Former defense minister Benyamin Ben Eliezer may be a leader in the Labor Party but he is not a leader of national standing.  He quit the National Unity Government supposedly over budget issues but everyone knows his real agenda is the primary battle he is facing against Amram Mitzna and Haim Ramon, both of whom demand Labor leave the NUG.  Trailing in third place in the polls may be unpleasant and one could certainly lose the primary race, but then true leaders are willing to stake their beliefs against the possibility of not being elected ‘party’ leader for the moment.

Ben Eliezer chose two hot issues, funding for settlements across the 1967 boundaries and yeshiva budgets as his targets, and good targets they are, since most Israelis feel these sectors are favored over the average person.  More so they know such budgets can be used for alleviating poverty or for industrial investment. 
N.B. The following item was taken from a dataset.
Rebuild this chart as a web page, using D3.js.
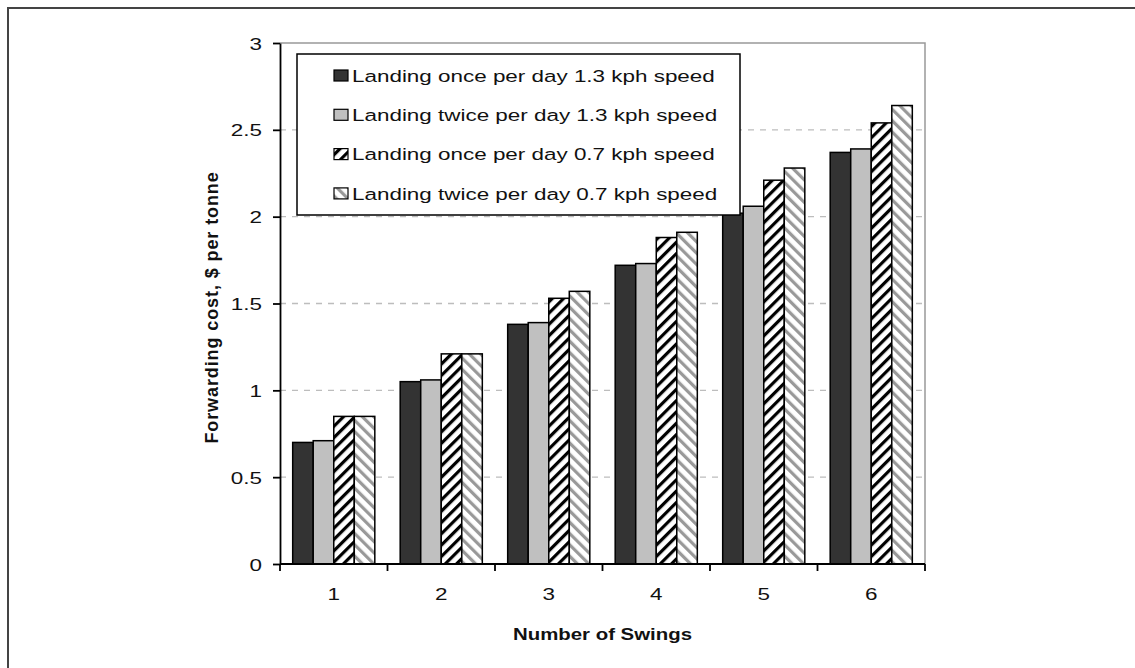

But as they say ‘timing is everything’ and Ben Eliezer chose his moment far too close to the Labor primaries in two weeks.  Only with his back against the wall and a knife against his throat did he decide to leave the government, much against his own wishes.  Had he been a true leader he would have taken issue over the budget months ago.

A true leader would have faced his party opponents down at the Labor convention and all through the voting process, and even if he were to lose he would be credible enough to fight another day.  PM Sharon did exactly that not long ago when he advocated a Palestinian state at the Likud convention.  He believes this to be one of the components of a solution to the conflict and will not be bulldozed into a partisan party position just to satisfy the Likud delegates.  It is yet to be seen if Sharon lost support to Netanyahu because of his stance, although he certainly gained credibility on the national level.

Labor has shifted leftwards even if much of the rank and file has not.  Those Laborites advocating the NUG will take a beating possibly bringing about a new leadership who would never consider working with the Likud.  This could certainly be the case should Mitzna be elected party chairman.  Ramon is another case.

The Labor resignation will lead to the establishment of a short term narrow unstable right wing government and add a political crisis to the consistent security and economic woes being faced.  And everyone in Labor knows it.  At least Haim Ramon has called on the PM to agree to new elections at the earliest possible date to avoid such instability.

True leaders operate on the level of national interests putting party maneuvering second.  Labor must put an end to Ben Eliezer’s leadership and then work with the Likud to decide on the earliest possible date for new elections.  Sharon is keenly aware the last thing Israel needs is an unstable far right wing government with heavy ultra-orthodox input.